The reason for ordering a copy of the certificate was to try and find the name of Mercy’s husband. Under the occupation heading it should have told me that she was a widow and given her ex-husband’s name.

Unfortunately the informant who registered the death didn’t know what her husband’s name was, so all I have is Widow of — Steadman Occupation unknown. Not very helpful to say the least.

It hadn’t occurred to me that because Mercy’s husband had died before 1891, there would be a good chance that whoever registered the death, possibly four decades later, probably never knew who Mercy’s husband was.

The confusion came from the place of death, 2 Upper Shoreham Road, Kingston-by-Sea. This wasn’t the same as her address that was also given on the death certificate (97 Wellington Road, Portslade-by-Sea).

The key to this puzzle is the Steyning Union Workhouse.
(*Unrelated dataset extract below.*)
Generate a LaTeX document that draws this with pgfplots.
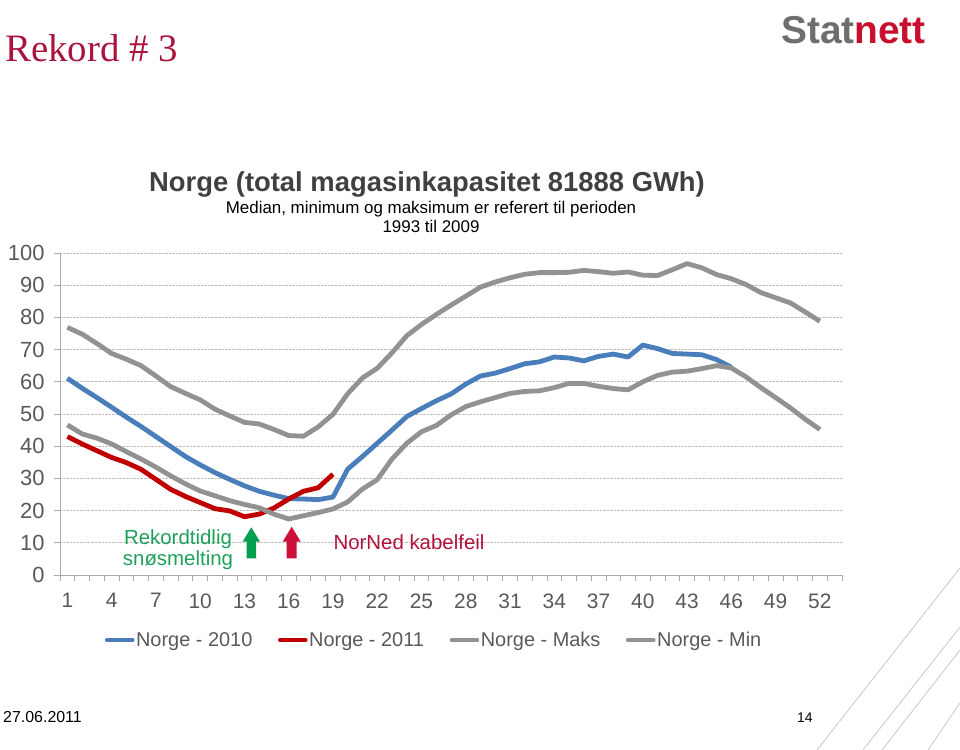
\documentclass[border=0pt]{standalone}
\usepackage{fontspec}
\setmainfont{Liberation Sans}
\newfontfamily\seriffont{Liberation Serif}
\usepackage{pgfplots}
\pgfplotsset{compat=1.18}
\definecolor{cblue}{RGB}{74,126,187}
\definecolor{cred}{RGB}{192,0,0}
\definecolor{cgray}{RGB}{146,146,146}
\definecolor{tickgray}{RGB}{89,89,89}
\definecolor{axgray}{RGB}{170,170,170}
\definecolor{gridgray}{RGB}{190,190,190}
\definecolor{titlegray}{RGB}{64,64,64}
\definecolor{rekred}{RGB}{170,20,60}
\definecolor{logogray}{RGB}{109,110,112}
\definecolor{logored}{RGB}{200,16,46}
\definecolor{agreen}{RGB}{0,160,80}
\definecolor{tgreen}{RGB}{30,160,90}
\definecolor{ared}{RGB}{205,16,56}
\definecolor{tred}{RGB}{176,18,58}
\definecolor{declin}{RGB}{200,200,200}
\begin{document}
\begin{tikzpicture}
\useasboundingbox (0,0) rectangle (960bp,750bp);
% decorative lines
\draw[declin, line width=0.8bp] (960bp,182bp) -- (817bp,0bp);
\draw[declin, line width=0.8bp] (960bp,123bp) -- (863bp,0bp);
\draw[declin, line width=0.8bp] (960bp,100bp) -- (882bp,0bp);
\draw[declin, line width=0.8bp] (960bp,47bp) -- (928bp,0bp);
% headings
\node[anchor=base west, inner sep=0, text=rekred, font=\seriffont\fontsize{39}{39}\selectfont] at (5bp,688bp) {Rekord \# 3};
\node[anchor=base west, inner sep=0, font=\bfseries\fontsize{39}{39}\selectfont] at (781bp,706bp) {\textcolor{logogray}{Stat}\textcolor{logored}{nett}};
\node[anchor=base, inner sep=0, text=titlegray, font=\bfseries\fontsize{27.5}{27.5}\selectfont] at (427bp,558bp) {Norge (total magasinkapasitet 81888 GWh)};
\node[anchor=base, inner sep=0, font=\fontsize{17}{17}\selectfont] at (431bp,536bp) {Median, minimum og maksimum er referert til perioden};
\node[anchor=base, inner sep=0, font=\fontsize{17}{17}\selectfont] at (431bp,517bp) {1993 til 2009};
% footer
\node[anchor=base west, inner sep=0, font=\fontsize{16}{16}\selectfont] at (3bp,28bp) {27.06.2011};
\node[anchor=base west, inner sep=0, font=\fontsize{14}{14}\selectfont] at (797bp,28bp) {14};
\begin{axis}[
  at={(60bp,175bp)}, anchor=south west,
  scale only axis, width=782bp, height=322bp,
  xmin=0.5, xmax=53.5, ymin=0, ymax=100,
  axis x line*=bottom, axis y line*=left,
  axis line style={draw=axgray, line width=0.8bp},
  xtick={1,4,...,52},
  minor xtick={0.5,1.5,...,53.5},
  major x tick style={draw=none},
  minor x tick style={draw=axgray, line width=0.8bp},
  major y tick style={draw=axgray, line width=0.8bp},
  tick align=outside,
  major tick length=6bp, minor tick length=6bp,
  ytick={0,10,...,100},
  ymajorgrids,
  grid style={densely dotted, draw=gridgray, line width=0.9bp},
  /pgf/number format/assume math mode=true,
  ticklabel style={text=tickgray},
  yticklabel style={font=\fontsize{22}{22}\selectfont, xshift=-6bp},
  xticklabel style={font=\fontsize{21}{21}\selectfont, yshift=-9bp},
  legend style={at={(0.478,-0.202)}, anchor=center, draw=none, fill=none,
    legend columns=4, font=\fontsize{20}{20}\selectfont, text=tickgray,
    /tikz/every even column/.append style={column sep=24bp},
    nodes={inner xsep=1.5bp}},
  legend image code/.code={\draw[#1, line cap=round] (0bp,0bp) -- (25bp,0bp);},
  every axis plot/.append style={line width=4.8bp, line join=round, no marks},
  clip=false,
]
\addplot[cblue] coordinates {
(1,61.1)(2,58.0)(3,55.1)(4,52.1)(5,49.0)(6,46.1)(7,43.0)(8,39.9)(9,36.8)(10,34.2)
(11,31.8)(12,29.7)(13,27.7)(14,26.0)(15,24.8)(16,23.7)(17,23.6)(18,23.4)(19,24.2)(20,32.9)
(21,36.8)(22,40.9)(23,45.0)(24,49.2)(25,51.7)(26,54.1)(27,56.2)(28,59.3)(29,61.8)(30,62.7)
(31,64.1)(32,65.6)(33,66.2)(34,67.7)(35,67.4)(36,66.5)(37,67.9)(38,68.6)(39,67.7)(40,71.4)
(41,70.3)(42,68.8)(43,68.6)(44,68.4)(45,66.9)(46,64.5)};
\addlegendentry{Norge - 2010}
\addplot[cred] coordinates {
(1,43.0)(2,40.7)(3,38.6)(4,36.5)(5,34.9)(6,32.8)(7,29.7)(8,26.6)(9,24.4)(10,22.5)
(11,20.6)(12,19.9)(13,18.1)(14,18.9)(15,20.8)(16,23.6)(17,26.0)(18,27.1)(19,31.3)};
\addlegendentry{Norge - 2011}
\addplot[cgray] coordinates {
(1,76.9)(2,74.8)(3,71.9)(4,68.8)(5,67.0)(6,65.0)(7,61.8)(8,58.5)(9,56.4)(10,54.4)
(11,51.5)(12,49.4)(13,47.4)(14,46.9)(15,45.2)(16,43.3)(17,43.1)(18,46.0)(19,49.9)(20,56.3)
(21,61.2)(22,64.2)(23,69.0)(24,74.3)(25,77.8)(26,80.9)(27,83.8)(28,86.6)(29,89.4)(30,91.0)
(31,92.3)(32,93.4)(33,93.9)(34,93.9)(35,94.0)(36,94.6)(37,94.2)(38,93.7)(39,94.1)(40,93.1)
(41,93.0)(42,94.8)(43,96.7)(44,95.4)(45,93.3)(46,92.0)(47,90.2)(48,87.7)(49,86.1)(50,84.5)
(51,81.7)(52,78.8)};
\addlegendentry{Norge - Maks}
\addplot[cgray] coordinates {
(1,46.6)(2,43.8)(3,42.5)(4,40.7)(5,38.3)(6,36.0)(7,33.5)(8,30.8)(9,28.3)(10,26.1)
(11,24.6)(12,23.1)(13,21.9)(14,20.9)(15,18.9)(16,17.4)(17,18.4)(18,19.4)(19,20.5)(20,22.7)
(21,26.7)(22,29.6)(23,36.0)(24,40.9)(25,44.5)(26,46.4)(27,49.7)(28,52.3)(29,53.8)(30,55.1)
(31,56.4)(32,57.0)(33,57.2)(34,58.2)(35,59.5)(36,59.5)(37,58.6)(38,57.9)(39,57.5)(40,60.0)
(41,62.0)(42,63.0)(43,63.3)(44,64.1)(45,65.0)(46,64.3)(47,61.5)(48,58.2)(49,55.1)(50,51.9)
(51,48.4)(52,45.2)};
\addlegendentry{Norge - Min}
\end{axis}
% annotations
\fill[agreen] (251.3bp,222.7bp) -- (260bp,208.3bp) -- (256bp,208.3bp) -- (256bp,191.7bp) -- (246.6bp,191.7bp) -- (246.6bp,208.3bp) -- (242.6bp,208.3bp) -- cycle;
\fill[ared] (291.7bp,223.3bp) -- (300.7bp,208.3bp) -- (296.7bp,208.3bp) -- (296.7bp,191.7bp) -- (286.7bp,191.7bp) -- (286.7bp,208.3bp) -- (282.7bp,208.3bp) -- cycle;
\node[anchor=base, inner sep=0, text=tgreen, font=\fontsize{20.5}{20.5}\selectfont] at (178bp,205bp) {Rekordtidlig};
\node[anchor=base, inner sep=0, text=tgreen, font=\fontsize{20.5}{20.5}\selectfont] at (178bp,184bp) {snøsmelting};
\node[anchor=base, inner sep=0, text=tred, font=\fontsize{20.5}{20.5}\selectfont] at (409bp,200bp) {NorNed kabelfeil};
\end{tikzpicture}
\end{document}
It appears that the address of the workhouse was 2 Upper Shoreham Road, and the informant who registered the death was H[orace] W[alter] Cawcutt, the master of the Steyning Poor Law Institution.

I know that when Mercy died in 1929 her estate was valued at £404 12s 2d, so she wasn’t exactly a pauper, so my guess is that she was in the workhouse due to ill health (the workhouse would later become part of Southlands Hospital).

So I didn’t find out who Mercy’s husband was, but I haven’t quite given up hope of finding out his name. Records from the Steyning Union Workhouse are apparently held at the East Sussex Record Office, including admission and death registers, there may be a clue held within their pages.